SET EXERCISE: Where a line contains the word "with", copy that line.

SUPPLIED INFORMATION:

Begin

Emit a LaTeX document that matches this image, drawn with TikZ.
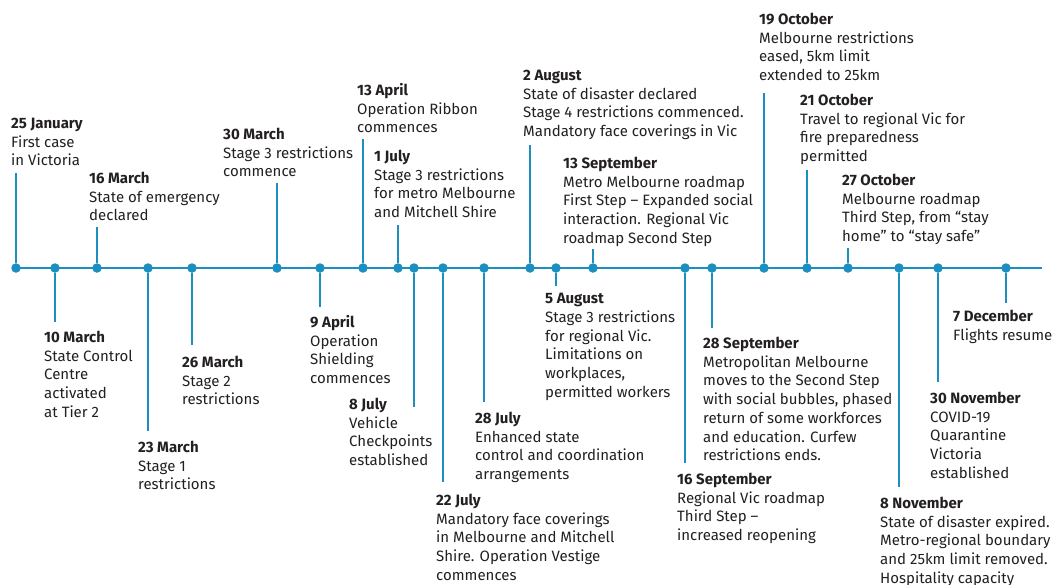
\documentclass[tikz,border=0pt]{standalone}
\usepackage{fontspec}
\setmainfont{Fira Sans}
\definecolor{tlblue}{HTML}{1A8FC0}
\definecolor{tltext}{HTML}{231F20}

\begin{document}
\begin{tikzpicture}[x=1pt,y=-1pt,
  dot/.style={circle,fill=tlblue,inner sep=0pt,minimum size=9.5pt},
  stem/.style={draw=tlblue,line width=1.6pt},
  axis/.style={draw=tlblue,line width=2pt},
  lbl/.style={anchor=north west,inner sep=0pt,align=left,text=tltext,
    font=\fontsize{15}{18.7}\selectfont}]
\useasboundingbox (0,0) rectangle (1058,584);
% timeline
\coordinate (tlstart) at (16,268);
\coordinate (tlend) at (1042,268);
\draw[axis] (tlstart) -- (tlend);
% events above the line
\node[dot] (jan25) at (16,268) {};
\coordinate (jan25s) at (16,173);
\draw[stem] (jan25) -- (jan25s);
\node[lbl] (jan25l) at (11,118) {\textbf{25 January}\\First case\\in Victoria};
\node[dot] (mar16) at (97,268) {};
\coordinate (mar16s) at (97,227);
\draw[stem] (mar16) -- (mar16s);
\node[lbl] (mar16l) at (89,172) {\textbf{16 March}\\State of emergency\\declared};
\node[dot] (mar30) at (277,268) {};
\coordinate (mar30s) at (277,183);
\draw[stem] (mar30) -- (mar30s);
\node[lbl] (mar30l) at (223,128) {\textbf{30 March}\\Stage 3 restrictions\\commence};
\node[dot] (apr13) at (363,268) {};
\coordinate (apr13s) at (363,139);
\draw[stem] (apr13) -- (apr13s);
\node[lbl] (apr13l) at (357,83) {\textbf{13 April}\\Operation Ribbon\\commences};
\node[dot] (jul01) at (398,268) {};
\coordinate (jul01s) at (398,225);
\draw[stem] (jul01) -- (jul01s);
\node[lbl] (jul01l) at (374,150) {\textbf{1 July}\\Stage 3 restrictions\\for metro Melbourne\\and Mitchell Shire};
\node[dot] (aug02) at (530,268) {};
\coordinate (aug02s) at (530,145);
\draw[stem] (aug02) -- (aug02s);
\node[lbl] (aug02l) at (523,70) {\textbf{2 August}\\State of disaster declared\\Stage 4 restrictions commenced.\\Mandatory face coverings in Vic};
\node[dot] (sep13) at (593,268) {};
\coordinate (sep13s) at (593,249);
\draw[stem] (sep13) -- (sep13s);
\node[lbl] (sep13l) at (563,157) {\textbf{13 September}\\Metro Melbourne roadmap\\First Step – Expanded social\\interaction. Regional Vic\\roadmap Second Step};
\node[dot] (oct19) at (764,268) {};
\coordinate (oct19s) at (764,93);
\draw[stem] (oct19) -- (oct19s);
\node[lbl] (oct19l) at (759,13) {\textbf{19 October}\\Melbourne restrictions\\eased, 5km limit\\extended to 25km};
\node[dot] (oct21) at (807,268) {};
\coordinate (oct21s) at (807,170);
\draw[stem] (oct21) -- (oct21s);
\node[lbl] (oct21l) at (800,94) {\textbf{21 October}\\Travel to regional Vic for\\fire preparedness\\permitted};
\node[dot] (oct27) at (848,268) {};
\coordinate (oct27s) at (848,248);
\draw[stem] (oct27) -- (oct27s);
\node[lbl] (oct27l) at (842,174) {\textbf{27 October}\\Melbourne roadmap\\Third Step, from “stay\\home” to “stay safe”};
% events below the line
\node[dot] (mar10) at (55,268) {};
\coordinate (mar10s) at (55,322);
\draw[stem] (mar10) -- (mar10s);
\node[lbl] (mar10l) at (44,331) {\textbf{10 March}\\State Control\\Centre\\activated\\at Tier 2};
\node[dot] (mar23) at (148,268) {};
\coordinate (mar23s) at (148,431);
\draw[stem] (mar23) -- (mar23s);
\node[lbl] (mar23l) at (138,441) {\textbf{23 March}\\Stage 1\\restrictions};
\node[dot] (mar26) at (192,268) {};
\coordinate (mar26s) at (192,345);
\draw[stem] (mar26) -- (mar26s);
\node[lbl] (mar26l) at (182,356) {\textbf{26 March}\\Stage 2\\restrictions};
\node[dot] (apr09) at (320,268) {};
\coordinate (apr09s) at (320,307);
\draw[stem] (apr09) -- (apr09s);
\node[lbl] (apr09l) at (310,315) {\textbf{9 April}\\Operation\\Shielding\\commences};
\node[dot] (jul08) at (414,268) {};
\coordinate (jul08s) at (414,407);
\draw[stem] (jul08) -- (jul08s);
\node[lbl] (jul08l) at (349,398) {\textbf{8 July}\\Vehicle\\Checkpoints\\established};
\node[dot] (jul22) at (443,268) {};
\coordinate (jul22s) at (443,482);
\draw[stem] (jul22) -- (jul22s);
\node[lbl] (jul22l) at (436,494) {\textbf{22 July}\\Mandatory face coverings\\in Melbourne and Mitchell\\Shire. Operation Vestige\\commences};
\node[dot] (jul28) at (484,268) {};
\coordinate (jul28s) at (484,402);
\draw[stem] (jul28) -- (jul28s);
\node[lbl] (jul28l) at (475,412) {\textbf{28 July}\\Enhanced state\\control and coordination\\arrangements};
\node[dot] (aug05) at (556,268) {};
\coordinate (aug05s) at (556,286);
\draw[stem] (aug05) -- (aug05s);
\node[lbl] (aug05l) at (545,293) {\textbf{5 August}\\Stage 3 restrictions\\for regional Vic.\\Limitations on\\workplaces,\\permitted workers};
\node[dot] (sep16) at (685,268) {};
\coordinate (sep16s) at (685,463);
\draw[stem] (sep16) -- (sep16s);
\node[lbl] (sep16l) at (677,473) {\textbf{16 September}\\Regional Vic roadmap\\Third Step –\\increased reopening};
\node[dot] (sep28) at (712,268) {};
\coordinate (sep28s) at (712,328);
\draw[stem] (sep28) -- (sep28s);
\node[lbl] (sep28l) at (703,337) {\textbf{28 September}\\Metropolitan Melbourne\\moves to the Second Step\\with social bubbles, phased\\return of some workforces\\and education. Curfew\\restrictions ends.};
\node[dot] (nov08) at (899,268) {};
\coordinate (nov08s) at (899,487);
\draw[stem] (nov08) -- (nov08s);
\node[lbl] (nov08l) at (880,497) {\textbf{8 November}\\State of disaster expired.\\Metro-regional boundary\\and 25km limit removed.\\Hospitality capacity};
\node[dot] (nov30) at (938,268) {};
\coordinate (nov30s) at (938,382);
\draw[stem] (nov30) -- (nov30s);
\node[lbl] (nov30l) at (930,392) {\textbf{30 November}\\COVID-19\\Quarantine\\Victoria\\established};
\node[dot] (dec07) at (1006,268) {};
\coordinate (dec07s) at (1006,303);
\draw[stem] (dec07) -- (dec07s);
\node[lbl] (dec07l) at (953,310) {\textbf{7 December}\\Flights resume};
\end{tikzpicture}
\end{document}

End

EXERCISE RESULT:
Emit a LaTeX document that matches this image, drawn with TikZ.
\node[lbl] (sep28l) at (703,337) {\textbf{28 September}\\Metropolitan Melbourne\\moves to the Second Step\\with social bubbles, phased\\return of some workforces\\and education. Curfew\\restrictions ends.};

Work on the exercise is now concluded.